For this reason, we met and we prayed with Christians and Muslims, with representatives of other religions, in Ur, where Abraham received God’s call about 4,000 years ago. Abraham is our father in the faith because he listened to God’s voice that promised him a descendant. He left everything and departed. God is faithful to His promises and guides our steps toward peace still today. He guides the steps of those who journey on Earth with their gaze turned toward Heaven. And in Ur — standing together under those luminous heavens, the same heavens that our father Abraham saw, we, his descendants — the phrase you are all brothers and sisters seemed to resound once again.
A message of fraternity came from the ecclesial encounter in the Syriac-Catholic Cathedral of Baghdad, where 48 people, among them two priests, were killed during Mass in 2010. The Church in Iraq is a martyr-Church. And in that church that bears an inscription in stone the memory of those martyrs, joy resounded in that encounter. My amazement at being in their midst mingled with their joy at having the pope among them.

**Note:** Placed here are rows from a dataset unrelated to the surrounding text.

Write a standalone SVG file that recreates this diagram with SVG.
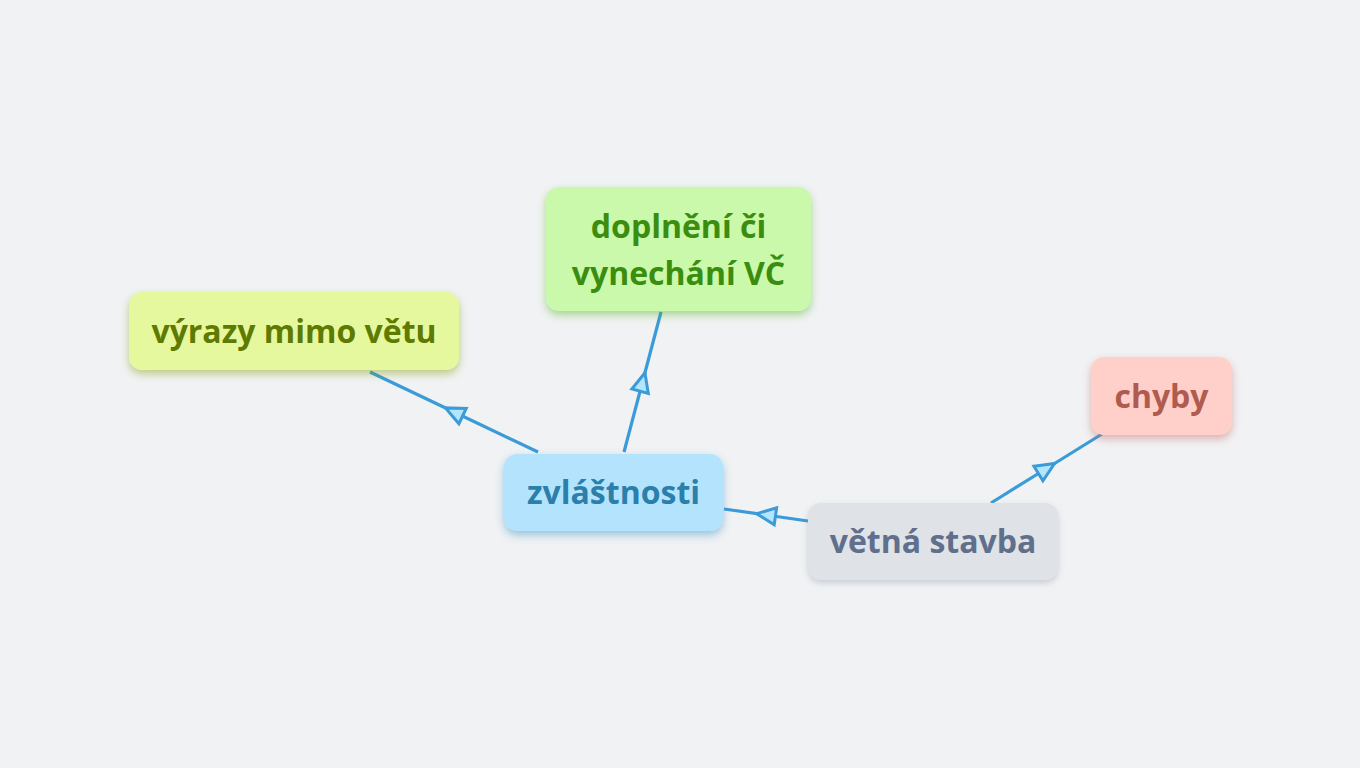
<svg xmlns="http://www.w3.org/2000/svg" width="1360" height="768" viewBox="0 0 1360 768">
<style>
.lbl{font-family:"Open Sans","Noto Sans","DejaVu Sans",sans-serif;font-weight:700;font-size:32px;text-anchor:middle}
.edge{fill:none;stroke:#3a9bd8;stroke-width:3.2;marker-mid:url(#tri)}
</style>
<defs>
<marker id="tri" markerUnits="userSpaceOnUse" viewBox="0 0 22 20" refX="11" refY="10" markerWidth="22" markerHeight="20" orient="auto" overflow="visible">
<path d="M1.5,1.5 L20.5,10 L1.5,18.5 Z" fill="#b3e5fc" stroke="#3a9bd8" stroke-width="3" stroke-linejoin="miter"/>
</marker>
<filter id="shY" x="-20%" y="-30%" width="140%" height="170%"><feDropShadow dx="0" dy="4" stdDeviation="4" flood-color="#7a9a10" flood-opacity="0.45"/></filter>
<filter id="shG" x="-20%" y="-30%" width="140%" height="170%"><feDropShadow dx="0" dy="4" stdDeviation="4" flood-color="#4caf20" flood-opacity="0.45"/></filter>
<filter id="shB" x="-20%" y="-30%" width="140%" height="170%"><feDropShadow dx="0" dy="4" stdDeviation="4" flood-color="#2e86c1" flood-opacity="0.45"/></filter>
<filter id="shS" x="-20%" y="-30%" width="140%" height="170%"><feDropShadow dx="0" dy="3" stdDeviation="3" flood-color="#8a94a6" flood-opacity="0.4"/></filter>
<filter id="shR" x="-20%" y="-30%" width="140%" height="170%"><feDropShadow dx="0" dy="4" stdDeviation="4" flood-color="#c0645a" flood-opacity="0.45"/></filter>
</defs>
<rect width="1360" height="768" fill="#f1f2f4"/>
<g id="connectors">
<path class="edge" d="M538,452 L454,412 L370,372"/>
<path class="edge" d="M624,452 L642.5,382 L661,312"/>
<path class="edge" d="M808,521 L766,515 L724,509"/>
<path class="edge" d="M991,503 L1046.5,468.5 L1102,434"/>
</g>
<g id="node-vyrazy">
<rect x="129" y="292" width="330" height="78" rx="13" fill="#e6f89e" filter="url(#shY)"/>
<text class="lbl" x="294" y="343" fill="#5e7a00">výrazy mimo větu</text>
</g>
<g id="node-doplneni">
<rect x="546" y="187" width="265" height="124" rx="13" fill="#caf9ab" filter="url(#shG)"/>
<text class="lbl" x="678.5" y="238" fill="#3a8d0e">doplnění či</text>
<text class="lbl" x="678.5" y="285" fill="#3a8d0e">vynechání VČ</text>
</g>
<g id="node-zvlastnosti">
<rect x="504" y="454" width="219" height="77" rx="13" fill="#b4e4fd" filter="url(#shB)"/>
<text class="lbl" x="613.5" y="504" fill="#2a7fab">zvláštnosti</text>
</g>
<g id="node-vetna">
<rect x="808" y="503" width="250" height="77" rx="13" fill="#dfe2e6" filter="url(#shS)"/>
<text class="lbl" x="933" y="553" fill="#5f6f8c">větná stavba</text>
</g>
<g id="node-chyby">
<rect x="1091" y="357" width="141" height="78" rx="13" fill="#ffd0c9" filter="url(#shR)"/>
<text class="lbl" x="1161.5" y="408" fill="#b05b4f">chyby</text>
</g>
</svg>
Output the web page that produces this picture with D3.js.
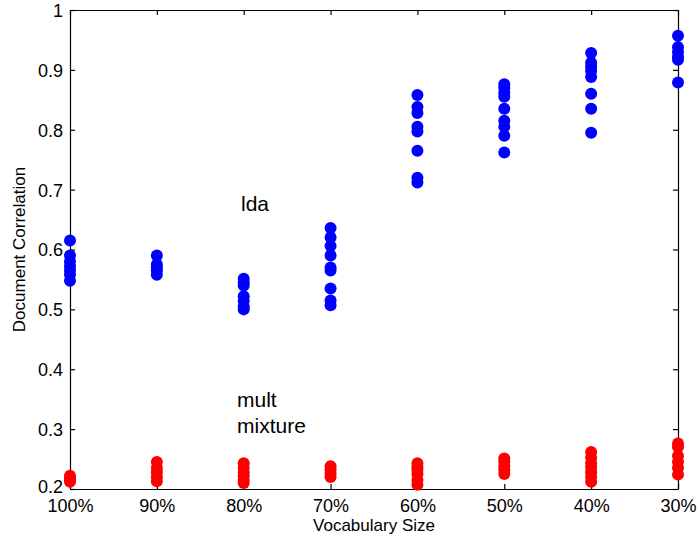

We launched a message of fraternity from Mosul and from Qaraqosh, along the Tigris River, near the ruins of ancient Nineveh. The ISIS occupation caused thousands and thousands of inhabitants to flee, among them many Christians of a variety of confessions and other persecuted minorities, especially the Yazidi. The ancient identity of these cities has been ruined. Now they are trying hard to rebuild. The Muslims are inviting the Christians to return and together they are restoring churches and mosques. Fraternity is there. And, please, let us continue to pray for them, our sorely tried brothers and sisters, so they might have the strength to start over. And thinking of the many Iraqis who have emigrated, I want to say to them: you have left everything, like Abraham; like him, keep the faith and hope. Be weavers of friendship and of fraternity wherever you are. And if you can, return.
A message of fraternity came from the two Eucharistic Celebrations: the one in Baghdad, in the Chaldean Rite, and the one in Erbil, the city in which I was received by the president of the region and its prime minister, the authorities — whom I thank a lot for having come to welcome me — and I was also welcomed by the people. Abraham’s hope, and that of his descendants, is fulfilled in the mystery we celebrated, in Jesus, the Son that God the Father did not spare, but gave for everyone’s salvation: through His death and resurrection, He opened the way to the promised land, to that new life where tears are dried, wounds are healed, brothers and sisters are reconciled.
Dear brothers and sisters, let us praise God for this historic visit and let us continue to pray for that land and for the Middle East. In Iraq, despite the roar of destruction and weapons, the palm, a symbol of the country and of its hope, has continued to grow and bear fruit. So it is for fraternity: like the fruit of the palm, it does not make noise, but the palm is fruitful and grows. May God, who is peace, grant a future of fraternity to Iraq, the Middle East and the entire world!